▶ **Information provided**
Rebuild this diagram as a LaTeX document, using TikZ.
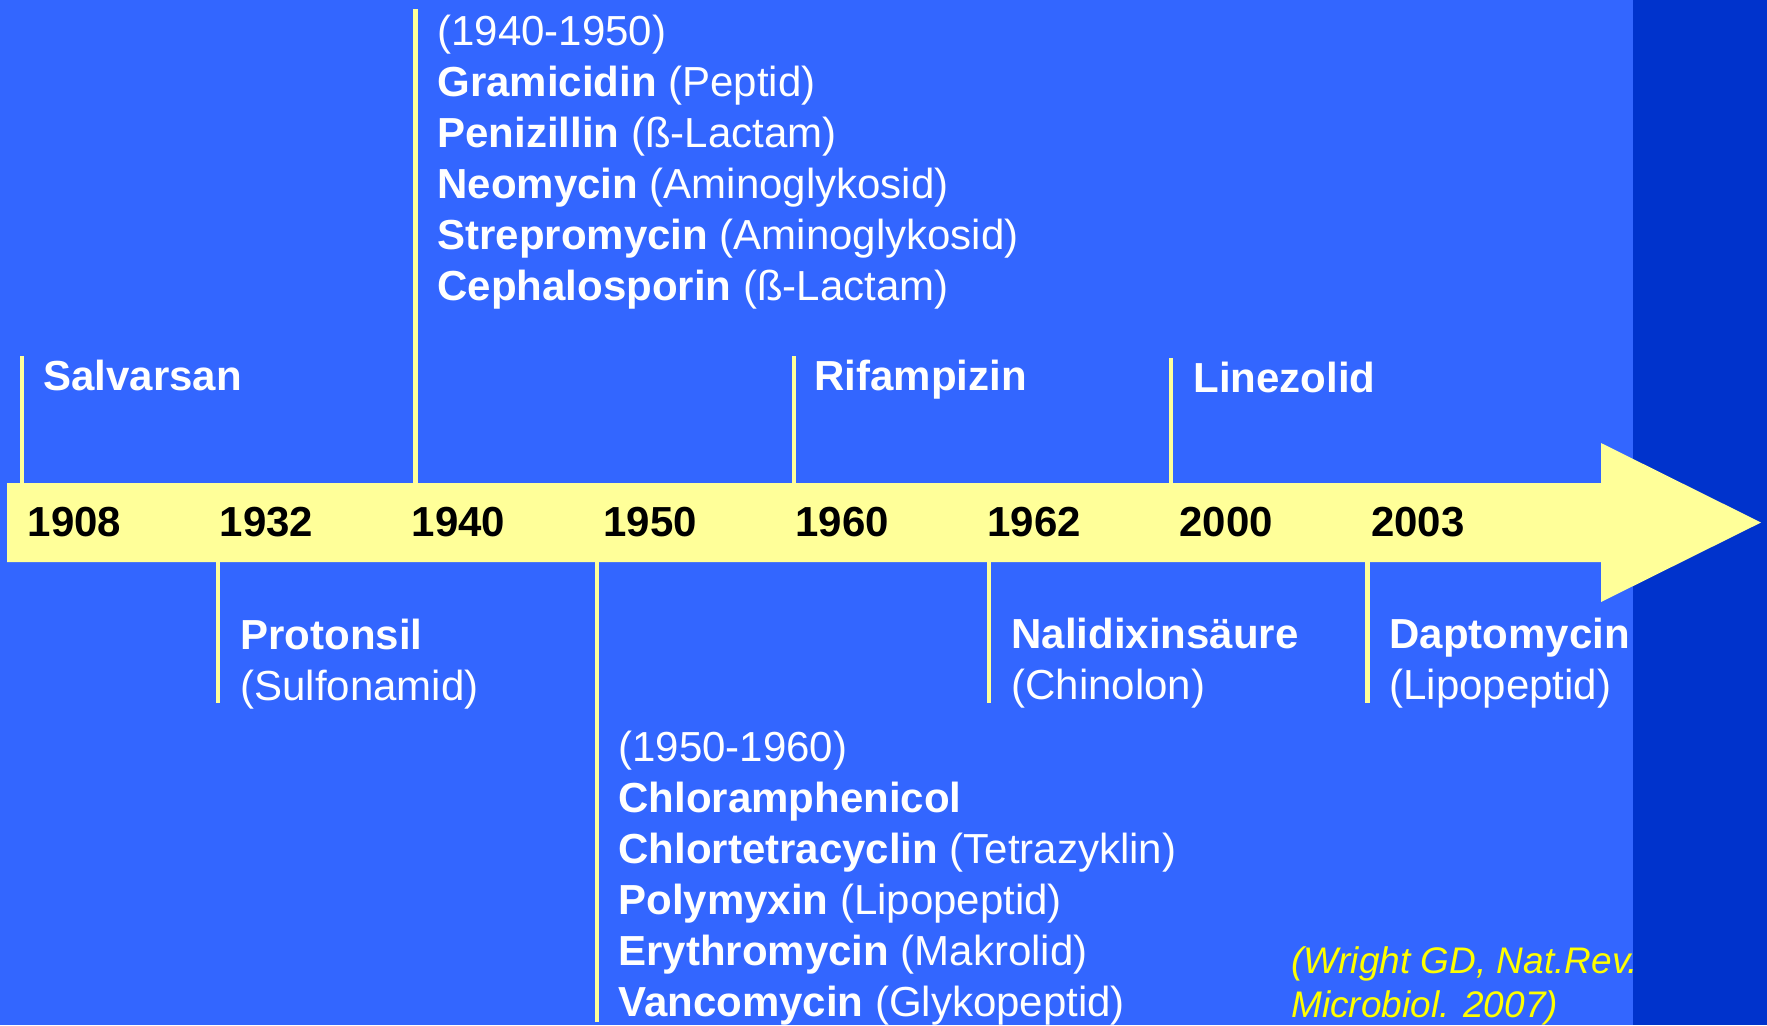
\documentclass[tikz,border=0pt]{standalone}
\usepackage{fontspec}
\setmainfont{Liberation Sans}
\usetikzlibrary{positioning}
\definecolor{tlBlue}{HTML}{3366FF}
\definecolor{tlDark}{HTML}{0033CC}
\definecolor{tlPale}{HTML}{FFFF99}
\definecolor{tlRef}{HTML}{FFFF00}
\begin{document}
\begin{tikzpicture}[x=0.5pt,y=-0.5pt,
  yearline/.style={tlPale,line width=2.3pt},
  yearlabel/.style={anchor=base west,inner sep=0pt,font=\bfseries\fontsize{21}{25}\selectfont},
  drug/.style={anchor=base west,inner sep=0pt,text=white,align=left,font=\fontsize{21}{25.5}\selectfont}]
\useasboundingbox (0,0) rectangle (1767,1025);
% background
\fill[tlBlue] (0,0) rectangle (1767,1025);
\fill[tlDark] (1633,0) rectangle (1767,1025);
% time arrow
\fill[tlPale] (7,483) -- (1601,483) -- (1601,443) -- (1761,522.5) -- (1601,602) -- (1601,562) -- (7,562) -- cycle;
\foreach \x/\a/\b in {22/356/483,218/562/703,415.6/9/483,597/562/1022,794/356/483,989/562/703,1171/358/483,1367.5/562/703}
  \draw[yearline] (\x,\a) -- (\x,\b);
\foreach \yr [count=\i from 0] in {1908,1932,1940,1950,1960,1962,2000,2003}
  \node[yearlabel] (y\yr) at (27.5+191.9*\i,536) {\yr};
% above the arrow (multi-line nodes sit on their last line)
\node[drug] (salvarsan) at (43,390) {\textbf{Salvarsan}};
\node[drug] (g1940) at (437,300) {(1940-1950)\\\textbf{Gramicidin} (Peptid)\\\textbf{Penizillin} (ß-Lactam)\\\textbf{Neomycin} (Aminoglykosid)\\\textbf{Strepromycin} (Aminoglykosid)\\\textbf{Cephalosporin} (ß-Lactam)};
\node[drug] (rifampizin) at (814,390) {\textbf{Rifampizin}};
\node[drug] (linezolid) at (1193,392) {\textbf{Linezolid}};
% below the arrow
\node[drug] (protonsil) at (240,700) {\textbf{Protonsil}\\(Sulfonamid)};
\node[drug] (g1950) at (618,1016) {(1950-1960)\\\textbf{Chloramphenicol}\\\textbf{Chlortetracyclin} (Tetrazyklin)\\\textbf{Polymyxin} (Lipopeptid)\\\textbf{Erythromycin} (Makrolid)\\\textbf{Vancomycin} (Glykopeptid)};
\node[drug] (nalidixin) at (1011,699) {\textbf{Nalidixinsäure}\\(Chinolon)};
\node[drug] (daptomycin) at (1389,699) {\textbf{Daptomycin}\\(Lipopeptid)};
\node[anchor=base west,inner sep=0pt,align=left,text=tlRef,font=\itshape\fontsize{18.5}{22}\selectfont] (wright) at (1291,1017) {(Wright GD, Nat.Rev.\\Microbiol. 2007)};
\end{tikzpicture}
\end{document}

▶ **Work required**
What is needed is an exact reproduction of the data, pictures excluded.

▶ **Full answer**
Rebuild this diagram as a LaTeX document, using TikZ.
\documentclass[tikz,border=0pt]{standalone}
\usepackage{fontspec}
\setmainfont{Liberation Sans}
\usetikzlibrary{positioning}
\definecolor{tlBlue}{HTML}{3366FF}
\definecolor{tlDark}{HTML}{0033CC}
\definecolor{tlPale}{HTML}{FFFF99}
\definecolor{tlRef}{HTML}{FFFF00}
\begin{document}
\begin{tikzpicture}[x=0.5pt,y=-0.5pt,
  yearline/.style={tlPale,line width=2.3pt},
  yearlabel/.style={anchor=base west,inner sep=0pt,font=\bfseries\fontsize{21}{25}\selectfont},
  drug/.style={anchor=base west,inner sep=0pt,text=white,align=left,font=\fontsize{21}{25.5}\selectfont}]
\useasboundingbox (0,0) rectangle (1767,1025);
% background
\fill[tlBlue] (0,0) rectangle (1767,1025);
\fill[tlDark] (1633,0) rectangle (1767,1025);
% time arrow
\fill[tlPale] (7,483) -- (1601,483) -- (1601,443) -- (1761,522.5) -- (1601,602) -- (1601,562) -- (7,562) -- cycle;
\foreach \x/\a/\b in {22/356/483,218/562/703,415.6/9/483,597/562/1022,794/356/483,989/562/703,1171/358/483,1367.5/562/703}
  \draw[yearline] (\x,\a) -- (\x,\b);
\foreach \yr [count=\i from 0] in {1908,1932,1940,1950,1960,1962,2000,2003}
  \node[yearlabel] (y\yr) at (27.5+191.9*\i,536) {\yr};
% above the arrow (multi-line nodes sit on their last line)
\node[drug] (salvarsan) at (43,390) {\textbf{Salvarsan}};
\node[drug] (g1940) at (437,300) {(1940-1950)\\\textbf{Gramicidin} (Peptid)\\\textbf{Penizillin} (ß-Lactam)\\\textbf{Neomycin} (Aminoglykosid)\\\textbf{Strepromycin} (Aminoglykosid)\\\textbf{Cephalosporin} (ß-Lactam)};
\node[drug] (rifampizin) at (814,390) {\textbf{Rifampizin}};
\node[drug] (linezolid) at (1193,392) {\textbf{Linezolid}};
% below the arrow
\node[drug] (protonsil) at (240,700) {\textbf{Protonsil}\\(Sulfonamid)};
\node[drug] (g1950) at (618,1016) {(1950-1960)\\\textbf{Chloramphenicol}\\\textbf{Chlortetracyclin} (Tetrazyklin)\\\textbf{Polymyxin} (Lipopeptid)\\\textbf{Erythromycin} (Makrolid)\\\textbf{Vancomycin} (Glykopeptid)};
\node[drug] (nalidixin) at (1011,699) {\textbf{Nalidixinsäure}\\(Chinolon)};
\node[drug] (daptomycin) at (1389,699) {\textbf{Daptomycin}\\(Lipopeptid)};
\node[anchor=base west,inner sep=0pt,align=left,text=tlRef,font=\itshape\fontsize{18.5}{22}\selectfont] (wright) at (1291,1017) {(Wright GD, Nat.Rev.\\Microbiol. 2007)};
\end{tikzpicture}
\end{document}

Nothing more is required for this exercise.